Photographs and works of art can serve as writing prompts. Consider this photo of people crossing flood waters after a torrential rain in Manila, Philippines (August 2012). Does the image spark any ideas that you think might be developed in a narrative or descriptive essay?.Dondi Tawatao/Getty Images
Purpose Improving students’ writing skills helps them succeed inside and outside the classroom. Effective writing is a vital component of students’ literacy achievement, and writing is a critical communication tool for students to convey thoughts and opinions, describe ideas and events, and analyse information.
Indeed, writing is a life-long skill that plays a key role in postsecondary success across academic and vocational disciplines.
The nature of writing and writing instruction is changing. Technology, such as word processing and other forms of electronic communication, plays an increasingly important role in how students learn and practice writing in and out of the classroom.
Overarching themes Three recommendations are presented on this page to highlight, two important themes for delivering effective writing instruction.
1. Writing encourages critical thinking. Constructing, articulating, and analysing their own thoughts in writing requires students to think critically about their ideas and how to convey them based on their goals and the intended audience. Writing challenges students to understand, evaluate, and synthesise text, ideas, and concepts. Furthermore, approaching writing tasks strategically (that is, with a series of structured actions for achieving their writing goals) facilitates the development of sound arguments supported by valid reasoning.

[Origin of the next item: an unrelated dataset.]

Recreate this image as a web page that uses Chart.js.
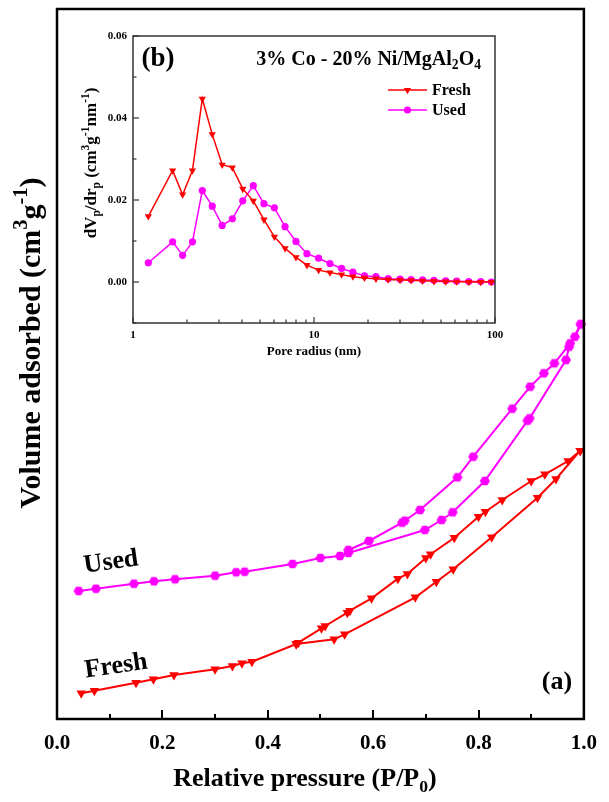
<!DOCTYPE html>
<html><head><meta charset="utf-8"><title>Isotherm and pore size distribution</title>
<script src="https://cdn.jsdelivr.net/npm/chart.js@4.4.1/dist/chart.umd.min.js"></script>
<style>
html,body{margin:0;padding:0;background:#fff;}
#wrap{position:relative;width:609px;height:802px;overflow:hidden;background:#fff;}
#main{position:absolute;left:0;top:0;}
#inset{position:absolute;left:60px;top:20px;}
</style></head><body>
<div id="wrap"><canvas id="main" width="609" height="802"></canvas><canvas id="inset" width="450" height="345"></canvas></div>
<script>
// ---------- DATA: main isotherm (P/P0 vs volume adsorbed, arbitrary units) ----------
const freshAdsP = [0.046,0.071,0.150,0.183,0.222,0.300,0.333,0.351,0.370,0.454,0.526,0.546,0.680,0.720,0.752,0.825,0.912,0.947,0.993];
const freshAdsV = [25.7,28.3,36.3,39.7,44.0,49.7,53.0,55.7,57.3,75.0,79.7,84.7,121.7,137.3,149.7,181.7,221.3,240.0,268.3];
const freshDesP = [0.993,0.970,0.926,0.900,0.845,0.813,0.800,0.754,0.709,0.700,0.665,0.647,0.597,0.556,0.551,0.509,0.502,0.458,0.454];
const freshDesV = [268.3,258.0,244.7,238.0,219.0,207.3,202.3,181.3,164.7,161.0,145.0,140.3,120.7,108.3,106.3,93.0,90.7,76.3,75.0];
const usedAdsP = [0.041,0.074,0.146,0.184,0.224,0.300,0.340,0.356,0.447,0.500,0.537,0.553,0.698,0.730,0.751,0.812,0.893,0.897,0.966,0.972,0.994];
const usedAdsV = [128.0,130.3,135.3,137.7,139.7,143.3,146.7,147.3,155.0,161.0,163.0,166.0,189.0,199.0,206.7,238.0,298.3,300.7,359.0,372.3,394.7];
const usedDesP = [0.994,0.983,0.974,0.944,0.924,0.898,0.864,0.790,0.760,0.689,0.660,0.655,0.592,0.553];
const usedDesV = [394.7,382.3,375.7,355.7,345.7,332.3,310.3,262.3,241.7,209.0,198.3,196.3,178.0,169.0];
const mainXTicks = [0,0.2,0.4,0.6,0.8,1.0];
const mainXMinor = [0.1,0.3,0.5,0.7,0.9];

// ---------- DATA: inset pore size distribution ----------
const poreRadius = [1.215,1.656,1.88,2.13,2.415,2.74,3.11,3.54,4.04,4.62,5.29,6.04,6.92,7.95,9.14,10.6,12.25,14.2,16.4,19.0,22.0,25.7,29.9,34.4,39.8,46,53.4,61.4,71.6,83.4,95.5];
const freshPSD = [0.016,0.0272,0.0213,0.0272,0.0447,0.036,0.0286,0.0279,0.0227,0.0198,0.0152,0.011,0.0082,0.006,0.0041,0.0029,0.0023,0.0018,0.0013,0.001,0.0008,0.0006,0.0005,0.0004,0.0003,0.0002,0.0001,0.0001,0,0,0];
const usedPSD = [0.0047,0.0098,0.0065,0.0098,0.0223,0.0185,0.0138,0.0154,0.0198,0.0235,0.0191,0.0181,0.0135,0.0099,0.0069,0.0058,0.0045,0.0033,0.0024,0.0015,0.0013,0.0008,0.0007,0.0006,0.0005,0.0004,0.0003,0.0002,0.0001,0.0001,0];
const insetXTicks = [1,10,100];
const insetXMinor = [2,3,4,5,6,7,8,9,20,30,40,50,60,70,80,90];
const insetYTicks = [0,0.02,0.04,0.06];
const insetYMinor = [-0.01,0.01,0.03,0.05];

// ---------- helpers ----------
const SERIF = "'Liberation Serif','Times New Roman',Times,serif";
const RED = '#ff0000', MAG = '#ff00ff';
function pts(xs, ys){ return xs.map((x,i)=>({x:x, y:ys[i]})); }
function hexagon(r, color){
  const s = Math.ceil(2*r+2), c = document.createElement('canvas');
  c.width = s; c.height = s;
  const g = c.getContext('2d'); g.fillStyle = color; g.beginPath();
  for (let k=0;k<6;k++){ const a = k*Math.PI/3; const px = s/2 + r*Math.cos(a), py = s/2 + r*Math.sin(a); if(k) g.lineTo(px,py); else g.moveTo(px,py); }
  g.closePath(); g.fill(); return c;
}
function drawRich(ctx, it){
  ctx.save();
  ctx.translate(it.x, it.y); ctx.rotate((it.rot||0)*Math.PI/180);
  ctx.fillStyle = it.color || '#000';
  ctx.textBaseline = it.baseline || 'alphabetic';
  const segs = it.segs.map(s => typeof s === 'string' ? {t:s} : Object.assign({}, s));
  let total = 0;
  segs.forEach(s => { s.size = (s.sup||s.sub) ? it.size*0.68 : it.size; ctx.font = 'bold ' + s.size + 'px ' + SERIF; s.w = ctx.measureText(s.t).width; total += s.w; });
  let cx = it.align === 'center' ? -total/2 : (it.align === 'right' ? -total : 0);
  segs.forEach(s => { ctx.font = 'bold ' + s.size + 'px ' + SERIF; const dy = s.sup ? -it.size*0.42 : (s.sub ? it.size*0.22 : 0); ctx.fillText(s.t, cx, dy); cx += s.w; });
  ctx.restore();
}
const textPlugin = { id:'richTexts', afterDraw(chart, args, o){ (o.items||[]).forEach(it => drawRich(chart.ctx, it)); } };
const framePlugin = {
  id:'frameTicks',
  afterDatasetsDraw(chart, args, o){
    const ctx = chart.ctx, a = chart.chartArea, sx = chart.scales.x, sy = chart.scales.y;
    ctx.save(); ctx.strokeStyle = o.color; ctx.lineWidth = o.tickWidth; ctx.lineCap = 'butt';
    const vline = (v,len) => { const p = Math.round(sx.getPixelForValue(v)); ctx.beginPath(); ctx.moveTo(p, a.bottom); ctx.lineTo(p, a.bottom - len); ctx.stroke(); };
    const hline = (v,len) => { const p = Math.round(sy.getPixelForValue(v)); ctx.beginPath(); ctx.moveTo(a.left, p); ctx.lineTo(a.left + len, p); ctx.stroke(); };
    (o.xMajor||[]).forEach(v => vline(v, o.major));
    (o.xMinor||[]).forEach(v => vline(v, o.minor));
    (o.yMajor||[]).forEach(v => hline(v, o.major));
    (o.yMinor||[]).forEach(v => hline(v, o.minor));
    ctx.lineWidth = o.frameWidth; ctx.lineJoin = 'miter';
    ctx.strokeRect(a.left, a.top, a.right - a.left, a.bottom - a.top);
    ctx.restore();
  }
};
const legendPlugin = {
  id:'insetLegend',
  afterDraw(chart, args, o){
    const ctx = chart.ctx;
    chart.data.datasets.forEach((ds, i) => {
      const y = o.y + i*o.dy;
      ctx.save();
      ctx.strokeStyle = ds.borderColor; ctx.lineWidth = ds.borderWidth;
      ctx.beginPath(); ctx.moveTo(o.x, y); ctx.lineTo(o.x + o.len, y); ctx.stroke();
      ctx.fillStyle = ds.pointBackgroundColor;
      Chart.helpers.drawPoint(ctx, {pointStyle: ds.pointStyle, rotation: ds.pointRotation || 0, radius: ds.pointRadius, borderWidth: 0}, o.x + o.len/2, y);
      ctx.fillStyle = '#000'; ctx.font = 'bold ' + o.size + 'px ' + SERIF; ctx.textBaseline = 'middle';
      ctx.fillText(ds.label, o.x + o.len + 5, y + 1);
      ctx.restore();
    });
  }
};

// ---------- main chart ----------
const hexMain = hexagon(5, MAG);
function mainDs(label, xs, ys, color, style){
  return { label: label, data: pts(xs, ys), showLine: true, borderColor: color, backgroundColor: color,
    borderWidth: 2, pointStyle: style, pointRotation: style === 'triangle' ? 180 : 0, pointRadius: 5.5,
    pointBackgroundColor: color, pointBorderWidth: 0, clip: false, tension: 0 };
}
new Chart(document.getElementById('main'), {
  type: 'scatter',
  data: { datasets: [
    mainDs('Fresh adsorption', freshAdsP, freshAdsV, RED, 'triangle'),
    mainDs('Fresh desorption', freshDesP, freshDesV, RED, 'triangle'),
    mainDs('Used adsorption', usedAdsP, usedAdsV, MAG, hexMain),
    mainDs('Used desorption', usedDesP, usedDesV, MAG, hexMain)
  ]},
  options: {
    responsive: false, animation: false, devicePixelRatio: 1, events: [],
    layout: { padding: { top: 9, right: 14, left: 0, bottom: 0 } },
    scales: {
      x: { type: 'linear', min: 0, max: 1, position: 'bottom',
        afterBuildTicks: s => { s.ticks = mainXTicks.map(v => ({value: v})); },
        afterFit: s => { s.height = 83; },
        ticks: { callback: v => Number(v).toFixed(1), color: '#000', padding: 12, maxRotation: 0, autoSkip: false,
          font: { family: SERIF, size: 21, weight: 'bold' } },
        grid: { display: false, drawTicks: false }, border: { display: false } },
      y: { type: 'linear', min: 0, max: 710,
        afterFit: s => { s.width = 57; },
        ticks: { display: false }, grid: { display: false, drawTicks: false }, border: { display: false } }
    },
    plugins: {
      legend: { display: false }, tooltip: { enabled: false },
      frameTicks: { color: '#000', tickWidth: 2, frameWidth: 2.5, major: 9, minor: 5, xMajor: mainXTicks, xMinor: mainXMinor },
      richTexts: { items: [
        { segs: ['Volume adsorbed (cm', {t:'3', sup:true}, 'g', {t:'-1', sup:true}, ')'], x: 40, y: 343, size: 30, rot: -90, align: 'center' },
        { segs: ['Relative pressure (P/P', {t:'0', sub:true}, ')'], x: 305, y: 786, size: 26, align: 'center' },
        { segs: ['Used'], x: 112, y: 569, size: 26, rot: -8, align: 'center' },
        { segs: ['Fresh'], x: 117, y: 673, size: 26, rot: -8, align: 'center' },
        { segs: ['(a)'], x: 557, y: 682, size: 26, align: 'center', baseline: 'middle' }
      ] }
    }
  },
  plugins: [framePlugin, textPlugin]
});

// ---------- inset chart ----------
function insetDs(label, ys, color, style, r){
  return { label: label, data: pts(poreRadius, ys), showLine: true, borderColor: color, backgroundColor: color,
    borderWidth: 1.5, pointStyle: style, pointRotation: style === 'triangle' ? 180 : 0, pointRadius: r,
    pointBackgroundColor: color, pointBorderWidth: 0, clip: false, tension: 0 };
}
new Chart(document.getElementById('inset'), {
  type: 'scatter',
  data: { datasets: [
    insetDs('Fresh', freshPSD, RED, 'triangle', 4.2),
    insetDs('Used', usedPSD, MAG, 'circle', 3.6)
  ]},
  options: {
    responsive: false, animation: false, devicePixelRatio: 1, events: [],
    layout: { padding: { top: 16, right: 15, left: 0, bottom: 0 } },
    scales: {
      x: { type: 'logarithmic', min: 1, max: 100, position: 'bottom',
        afterBuildTicks: s => { s.ticks = insetXTicks.map(v => ({value: v})); },
        afterFit: s => { s.height = 42; },
        ticks: { callback: v => String(v), color: '#000', padding: 6, maxRotation: 0, autoSkip: false,
          font: { family: SERIF, size: 11, weight: 'bold' } },
        grid: { display: false, drawTicks: false }, border: { display: false } },
      y: { type: 'linear', min: -0.01, max: 0.06,
        afterBuildTicks: s => { s.ticks = insetYTicks.map(v => ({value: v})); },
        afterFit: s => { s.width = 73; },
        ticks: { callback: v => Number(v).toFixed(2), color: '#000', padding: 6,
          font: { family: SERIF, size: 11, weight: 'bold' } },
        grid: { display: false, drawTicks: false }, border: { display: false } }
    },
    plugins: {
      legend: { display: false }, tooltip: { enabled: false },
      frameTicks: { color: '#333', tickWidth: 1.2, frameWidth: 1.5, major: 6, minor: 3.5,
        xMajor: insetXTicks, xMinor: insetXMinor, yMajor: insetYTicks, yMinor: insetYMinor },
      insetLegend: { x: 328, y: 70, dy: 20, len: 39, size: 16 },
      richTexts: { items: [
        { segs: ['dV', {t:'p', sub:true}, '/dr', {t:'p', sub:true}, ' (cm', {t:'3', sup:true}, 'g', {t:'-1', sup:true}, 'nm', {t:'-1', sup:true}, ')'], x: 36, y: 143, size: 17, rot: -90, align: 'center' },
        { segs: ['Pore radius (nm)'], x: 254, y: 332, size: 13, align: 'center', baseline: 'middle' },
        { segs: ['(b)'], x: 98, y: 39, size: 27, align: 'center', baseline: 'middle' },
        { segs: ['3% Co - 20% Ni/MgAl', {t:'2', sub:true}, 'O', {t:'4', sub:true}], x: 421, y: 45, size: 20, align: 'right' }
      ] }
    }
  },
  plugins: [framePlugin, legendPlugin, textPlugin]
});
</script>
</body></html>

2. Writing occurs in every discipline. Writing spans classrooms and discipline areas. Writing is a key component of English language classrooms, and secondary students on average write more for their English classes than they do for any other class. However, students write more for other disciplines combined than they do for English classes. Critical thinking occurs in every discipline and writing leads students to think critically about content and ideas presented in all classes. "Scientists, Artists, Mathematicians, Lawyers, Engineers - all 'think' with pen to paper, chalk to chalkboard, hands on terminal keys." Young and Fulwiler (1986)
Implications for the Teaching of Writing Recommendation 1. Explicitly teach appropriate writing strategies using a Model of: Practice/Reflect instructional cycle.
Recommendation 1a. Explicitly teach appropriate writing strategies. 1. Explicitly teach strategies for planning and goal setting, drafting, evaluating, revising, and editing. 2. Instruct students on how to choose and apply strategies appropriate for the audience and purpose.
Recommendation 1b. Use a Model: Practice-Reflect instructional cycle to teach writing strategies. 1. Model strategies for students. 2. Provide students with opportunities to apply and practice modelled strategies. 3. Engage students in evaluating and reflecting upon their own and peers’ writing and use of modelled strategies.
Recommendation 2. Integrate writing and reading to emphasise key writing features. 1. Teach students to understand that both writers and readers use similar strategies, knowledge, and skills to create meaning. 2. Use a variety of written exemplars to highlight the key features of texts. Recommendation 3. Use assessments of student writing to inform instruction and feedback. 1. Assess students’ strengths and areas for improvement before teaching a new strategy or skill. 2. Analyse student writing to tailor instruction and target feedback. 3. Regularly monitor students’ progress while teaching writing strategies and skills.